Leaving the pictures out, print the lines from the first line of the listing through the line containing "10, 11, 12];", exactly as they read, and no others.

----

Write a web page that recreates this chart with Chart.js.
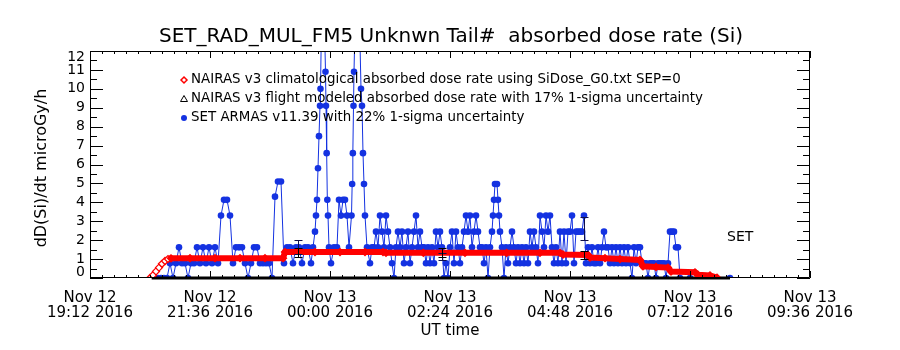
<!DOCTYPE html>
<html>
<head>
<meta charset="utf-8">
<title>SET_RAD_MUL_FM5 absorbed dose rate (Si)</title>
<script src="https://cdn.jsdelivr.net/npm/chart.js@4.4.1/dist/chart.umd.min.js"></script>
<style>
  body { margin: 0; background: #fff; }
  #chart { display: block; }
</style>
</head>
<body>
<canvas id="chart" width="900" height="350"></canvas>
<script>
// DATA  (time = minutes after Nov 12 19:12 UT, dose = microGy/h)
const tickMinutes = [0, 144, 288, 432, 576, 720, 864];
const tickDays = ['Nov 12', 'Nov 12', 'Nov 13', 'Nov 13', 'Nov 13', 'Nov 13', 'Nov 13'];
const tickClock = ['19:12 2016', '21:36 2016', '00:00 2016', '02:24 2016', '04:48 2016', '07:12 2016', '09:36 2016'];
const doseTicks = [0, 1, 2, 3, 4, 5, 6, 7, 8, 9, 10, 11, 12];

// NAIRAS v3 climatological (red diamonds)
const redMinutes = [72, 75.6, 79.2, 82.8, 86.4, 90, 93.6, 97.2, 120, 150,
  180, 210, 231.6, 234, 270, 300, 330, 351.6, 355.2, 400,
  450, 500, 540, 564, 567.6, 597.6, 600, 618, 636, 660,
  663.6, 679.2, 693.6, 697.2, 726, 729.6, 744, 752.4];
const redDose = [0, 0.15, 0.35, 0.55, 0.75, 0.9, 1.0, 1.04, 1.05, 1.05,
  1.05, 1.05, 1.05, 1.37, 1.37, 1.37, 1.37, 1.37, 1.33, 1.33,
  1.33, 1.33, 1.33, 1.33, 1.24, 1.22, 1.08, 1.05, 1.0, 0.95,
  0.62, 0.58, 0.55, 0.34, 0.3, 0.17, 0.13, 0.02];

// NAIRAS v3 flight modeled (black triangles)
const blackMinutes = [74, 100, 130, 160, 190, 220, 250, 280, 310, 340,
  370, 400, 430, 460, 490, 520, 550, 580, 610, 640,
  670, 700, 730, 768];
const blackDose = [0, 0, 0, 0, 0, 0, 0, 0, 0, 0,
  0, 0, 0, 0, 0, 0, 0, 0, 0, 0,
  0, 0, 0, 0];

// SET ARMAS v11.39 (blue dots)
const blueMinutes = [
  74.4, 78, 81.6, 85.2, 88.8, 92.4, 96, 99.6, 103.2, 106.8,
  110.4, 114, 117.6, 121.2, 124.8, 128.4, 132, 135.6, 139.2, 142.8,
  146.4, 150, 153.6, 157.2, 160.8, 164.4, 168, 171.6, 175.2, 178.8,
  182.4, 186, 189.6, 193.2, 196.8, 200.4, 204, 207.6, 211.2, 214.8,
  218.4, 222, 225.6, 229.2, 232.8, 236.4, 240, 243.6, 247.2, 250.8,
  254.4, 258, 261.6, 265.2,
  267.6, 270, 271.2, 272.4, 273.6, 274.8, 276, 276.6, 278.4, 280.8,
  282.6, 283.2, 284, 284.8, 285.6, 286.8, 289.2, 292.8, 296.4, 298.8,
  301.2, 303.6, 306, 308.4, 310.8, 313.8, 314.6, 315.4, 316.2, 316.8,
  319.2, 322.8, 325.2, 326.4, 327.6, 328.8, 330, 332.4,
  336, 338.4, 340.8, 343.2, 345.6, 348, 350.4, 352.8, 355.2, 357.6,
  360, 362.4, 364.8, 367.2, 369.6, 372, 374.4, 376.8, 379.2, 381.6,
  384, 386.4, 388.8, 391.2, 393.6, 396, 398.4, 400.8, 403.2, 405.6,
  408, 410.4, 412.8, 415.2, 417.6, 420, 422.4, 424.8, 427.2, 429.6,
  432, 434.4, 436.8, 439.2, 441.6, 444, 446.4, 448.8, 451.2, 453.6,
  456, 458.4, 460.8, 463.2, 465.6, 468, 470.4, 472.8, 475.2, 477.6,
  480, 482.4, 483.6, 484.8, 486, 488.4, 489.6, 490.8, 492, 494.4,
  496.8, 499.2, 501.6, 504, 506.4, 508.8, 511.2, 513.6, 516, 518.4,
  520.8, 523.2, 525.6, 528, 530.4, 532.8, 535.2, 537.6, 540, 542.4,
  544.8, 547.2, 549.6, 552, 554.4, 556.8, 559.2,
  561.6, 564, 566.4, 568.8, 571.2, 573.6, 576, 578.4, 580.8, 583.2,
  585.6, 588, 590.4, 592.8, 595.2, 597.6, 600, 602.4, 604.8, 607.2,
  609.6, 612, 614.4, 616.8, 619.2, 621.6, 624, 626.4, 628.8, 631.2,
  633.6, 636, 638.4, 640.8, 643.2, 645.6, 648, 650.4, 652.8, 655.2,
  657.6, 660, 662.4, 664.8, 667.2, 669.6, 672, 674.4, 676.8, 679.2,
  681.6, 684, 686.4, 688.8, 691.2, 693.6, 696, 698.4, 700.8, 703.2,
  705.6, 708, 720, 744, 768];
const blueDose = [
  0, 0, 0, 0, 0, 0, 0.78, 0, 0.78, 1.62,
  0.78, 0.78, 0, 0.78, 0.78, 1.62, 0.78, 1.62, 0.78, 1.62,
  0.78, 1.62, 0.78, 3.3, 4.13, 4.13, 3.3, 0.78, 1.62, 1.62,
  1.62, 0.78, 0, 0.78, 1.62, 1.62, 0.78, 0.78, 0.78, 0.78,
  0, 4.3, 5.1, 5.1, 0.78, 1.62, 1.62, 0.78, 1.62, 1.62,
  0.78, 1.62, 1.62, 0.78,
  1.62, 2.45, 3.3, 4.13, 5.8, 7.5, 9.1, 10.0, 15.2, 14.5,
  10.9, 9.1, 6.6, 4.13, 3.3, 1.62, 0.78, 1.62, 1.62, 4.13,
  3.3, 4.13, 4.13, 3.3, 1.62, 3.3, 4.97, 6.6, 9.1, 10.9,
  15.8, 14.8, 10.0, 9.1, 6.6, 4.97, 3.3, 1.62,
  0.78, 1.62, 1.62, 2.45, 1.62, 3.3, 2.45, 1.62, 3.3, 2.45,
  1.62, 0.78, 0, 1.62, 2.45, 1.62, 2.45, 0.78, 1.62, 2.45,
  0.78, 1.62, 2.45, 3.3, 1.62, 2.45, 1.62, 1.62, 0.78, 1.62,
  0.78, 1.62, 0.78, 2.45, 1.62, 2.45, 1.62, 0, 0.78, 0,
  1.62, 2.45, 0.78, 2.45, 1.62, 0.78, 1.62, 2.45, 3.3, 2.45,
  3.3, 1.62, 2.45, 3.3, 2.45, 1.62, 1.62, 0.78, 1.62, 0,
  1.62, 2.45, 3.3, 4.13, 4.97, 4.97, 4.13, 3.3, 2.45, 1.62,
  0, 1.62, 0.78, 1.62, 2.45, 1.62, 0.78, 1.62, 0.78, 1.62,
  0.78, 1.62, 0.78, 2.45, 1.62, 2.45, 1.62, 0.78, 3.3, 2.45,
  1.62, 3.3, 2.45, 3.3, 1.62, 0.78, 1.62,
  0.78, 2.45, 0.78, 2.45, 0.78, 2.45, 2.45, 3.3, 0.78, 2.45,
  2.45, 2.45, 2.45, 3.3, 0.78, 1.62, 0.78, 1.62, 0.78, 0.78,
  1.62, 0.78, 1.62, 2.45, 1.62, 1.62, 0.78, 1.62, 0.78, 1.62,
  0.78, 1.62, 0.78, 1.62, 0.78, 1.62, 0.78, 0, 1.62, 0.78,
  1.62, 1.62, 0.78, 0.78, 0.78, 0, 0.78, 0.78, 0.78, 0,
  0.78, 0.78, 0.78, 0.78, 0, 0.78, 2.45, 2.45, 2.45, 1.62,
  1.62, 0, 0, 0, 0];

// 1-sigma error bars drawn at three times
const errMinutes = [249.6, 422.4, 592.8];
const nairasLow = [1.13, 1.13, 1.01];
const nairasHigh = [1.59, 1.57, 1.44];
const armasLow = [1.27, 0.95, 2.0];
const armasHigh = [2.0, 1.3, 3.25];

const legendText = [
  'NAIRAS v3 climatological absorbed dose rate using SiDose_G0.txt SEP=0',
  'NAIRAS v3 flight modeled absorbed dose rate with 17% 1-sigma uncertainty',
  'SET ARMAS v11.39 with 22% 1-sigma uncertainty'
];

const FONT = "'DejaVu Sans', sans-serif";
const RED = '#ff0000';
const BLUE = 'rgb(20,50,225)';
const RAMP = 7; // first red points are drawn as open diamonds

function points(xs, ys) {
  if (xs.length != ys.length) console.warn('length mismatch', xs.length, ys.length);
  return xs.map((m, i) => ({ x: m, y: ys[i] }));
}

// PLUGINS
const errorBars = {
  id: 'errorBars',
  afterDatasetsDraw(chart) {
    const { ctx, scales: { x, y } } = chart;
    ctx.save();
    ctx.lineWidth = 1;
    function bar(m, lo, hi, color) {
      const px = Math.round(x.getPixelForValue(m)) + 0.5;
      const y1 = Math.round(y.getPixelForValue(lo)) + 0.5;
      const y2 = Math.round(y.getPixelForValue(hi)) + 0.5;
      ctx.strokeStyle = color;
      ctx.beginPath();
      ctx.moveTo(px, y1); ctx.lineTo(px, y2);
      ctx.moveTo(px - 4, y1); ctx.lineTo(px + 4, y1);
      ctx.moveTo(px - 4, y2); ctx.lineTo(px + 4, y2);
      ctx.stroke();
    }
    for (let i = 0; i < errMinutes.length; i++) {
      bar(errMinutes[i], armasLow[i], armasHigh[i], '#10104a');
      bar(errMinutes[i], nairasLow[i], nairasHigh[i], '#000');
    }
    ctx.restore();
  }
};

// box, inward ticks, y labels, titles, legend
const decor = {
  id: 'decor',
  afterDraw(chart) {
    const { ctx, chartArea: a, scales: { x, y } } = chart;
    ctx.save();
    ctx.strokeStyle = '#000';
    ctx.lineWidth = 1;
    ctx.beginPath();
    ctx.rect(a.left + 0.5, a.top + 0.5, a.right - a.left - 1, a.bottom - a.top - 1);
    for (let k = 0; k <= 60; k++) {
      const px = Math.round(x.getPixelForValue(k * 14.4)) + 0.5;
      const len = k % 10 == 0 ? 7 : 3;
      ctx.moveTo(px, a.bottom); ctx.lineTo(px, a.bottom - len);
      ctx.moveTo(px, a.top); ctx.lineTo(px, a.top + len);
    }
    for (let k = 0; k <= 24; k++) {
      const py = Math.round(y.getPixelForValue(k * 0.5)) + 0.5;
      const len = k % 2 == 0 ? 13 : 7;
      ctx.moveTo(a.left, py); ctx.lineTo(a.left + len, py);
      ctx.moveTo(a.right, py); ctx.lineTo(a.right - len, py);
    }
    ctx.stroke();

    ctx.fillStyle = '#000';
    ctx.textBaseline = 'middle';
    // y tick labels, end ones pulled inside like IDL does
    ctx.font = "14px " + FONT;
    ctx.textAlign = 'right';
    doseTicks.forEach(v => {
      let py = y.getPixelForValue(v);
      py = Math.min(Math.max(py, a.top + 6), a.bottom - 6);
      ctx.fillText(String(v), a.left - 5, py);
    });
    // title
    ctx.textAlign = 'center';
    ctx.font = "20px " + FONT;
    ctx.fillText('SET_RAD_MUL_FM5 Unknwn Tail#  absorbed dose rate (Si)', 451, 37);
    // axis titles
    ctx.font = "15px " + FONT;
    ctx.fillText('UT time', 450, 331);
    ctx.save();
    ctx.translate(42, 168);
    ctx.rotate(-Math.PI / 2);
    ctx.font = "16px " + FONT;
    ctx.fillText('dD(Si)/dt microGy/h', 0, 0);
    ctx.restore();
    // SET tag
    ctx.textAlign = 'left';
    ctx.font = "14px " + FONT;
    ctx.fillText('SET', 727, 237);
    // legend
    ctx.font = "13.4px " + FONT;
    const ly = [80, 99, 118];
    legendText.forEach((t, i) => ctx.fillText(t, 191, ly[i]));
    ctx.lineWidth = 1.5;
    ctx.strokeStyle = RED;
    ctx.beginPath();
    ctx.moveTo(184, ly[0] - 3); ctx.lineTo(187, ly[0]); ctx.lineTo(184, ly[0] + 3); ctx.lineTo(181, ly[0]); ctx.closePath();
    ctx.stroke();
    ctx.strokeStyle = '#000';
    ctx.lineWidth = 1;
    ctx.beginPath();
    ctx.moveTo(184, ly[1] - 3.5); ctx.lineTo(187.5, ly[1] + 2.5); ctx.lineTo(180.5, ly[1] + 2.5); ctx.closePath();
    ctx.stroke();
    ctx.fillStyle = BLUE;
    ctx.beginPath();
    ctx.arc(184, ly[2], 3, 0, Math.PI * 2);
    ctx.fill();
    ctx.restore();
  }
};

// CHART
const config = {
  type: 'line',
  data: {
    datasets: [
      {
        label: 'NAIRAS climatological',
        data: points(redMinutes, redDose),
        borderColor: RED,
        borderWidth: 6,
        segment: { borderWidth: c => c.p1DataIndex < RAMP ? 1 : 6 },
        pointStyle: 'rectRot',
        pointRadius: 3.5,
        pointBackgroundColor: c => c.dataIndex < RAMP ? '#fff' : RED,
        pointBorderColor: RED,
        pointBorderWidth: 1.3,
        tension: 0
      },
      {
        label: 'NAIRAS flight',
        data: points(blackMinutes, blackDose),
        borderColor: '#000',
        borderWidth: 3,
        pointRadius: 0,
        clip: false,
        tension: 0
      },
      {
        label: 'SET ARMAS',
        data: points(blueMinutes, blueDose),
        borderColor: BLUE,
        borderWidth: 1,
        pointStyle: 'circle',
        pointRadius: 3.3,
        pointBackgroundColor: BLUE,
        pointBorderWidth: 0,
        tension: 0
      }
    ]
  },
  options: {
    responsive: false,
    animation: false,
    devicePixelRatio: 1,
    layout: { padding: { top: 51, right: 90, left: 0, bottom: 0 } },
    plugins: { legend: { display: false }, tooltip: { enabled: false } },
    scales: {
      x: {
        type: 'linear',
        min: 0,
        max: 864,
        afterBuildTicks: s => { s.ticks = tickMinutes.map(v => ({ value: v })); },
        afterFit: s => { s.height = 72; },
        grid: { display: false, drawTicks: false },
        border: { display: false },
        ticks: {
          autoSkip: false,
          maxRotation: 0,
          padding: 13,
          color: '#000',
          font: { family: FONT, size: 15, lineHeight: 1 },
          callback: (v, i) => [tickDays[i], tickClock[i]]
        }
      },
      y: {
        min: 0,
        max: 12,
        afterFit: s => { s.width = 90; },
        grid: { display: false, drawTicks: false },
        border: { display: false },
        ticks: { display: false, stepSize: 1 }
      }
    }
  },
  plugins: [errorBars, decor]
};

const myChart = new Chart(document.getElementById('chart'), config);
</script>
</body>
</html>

----

> _Reply to the task_:
Write a web page that recreates this chart with Chart.js.
<!DOCTYPE html>
<html>
<head>
<meta charset="utf-8">
<title>SET_RAD_MUL_FM5 absorbed dose rate (Si)</title>
<script src="https://cdn.jsdelivr.net/npm/chart.js@4.4.1/dist/chart.umd.min.js"></script>
<style>
  body { margin: 0; background: #fff; }
  #chart { display: block; }
</style>
</head>
<body>
<canvas id="chart" width="900" height="350"></canvas>
<script>
// DATA  (time = minutes after Nov 12 19:12 UT, dose = microGy/h)
const tickMinutes = [0, 144, 288, 432, 576, 720, 864];
const tickDays = ['Nov 12', 'Nov 12', 'Nov 13', 'Nov 13', 'Nov 13', 'Nov 13', 'Nov 13'];
const tickClock = ['19:12 2016', '21:36 2016', '00:00 2016', '02:24 2016', '04:48 2016', '07:12 2016', '09:36 2016'];
const doseTicks = [0, 1, 2, 3, 4, 5, 6, 7, 8, 9, 10, 11, 12];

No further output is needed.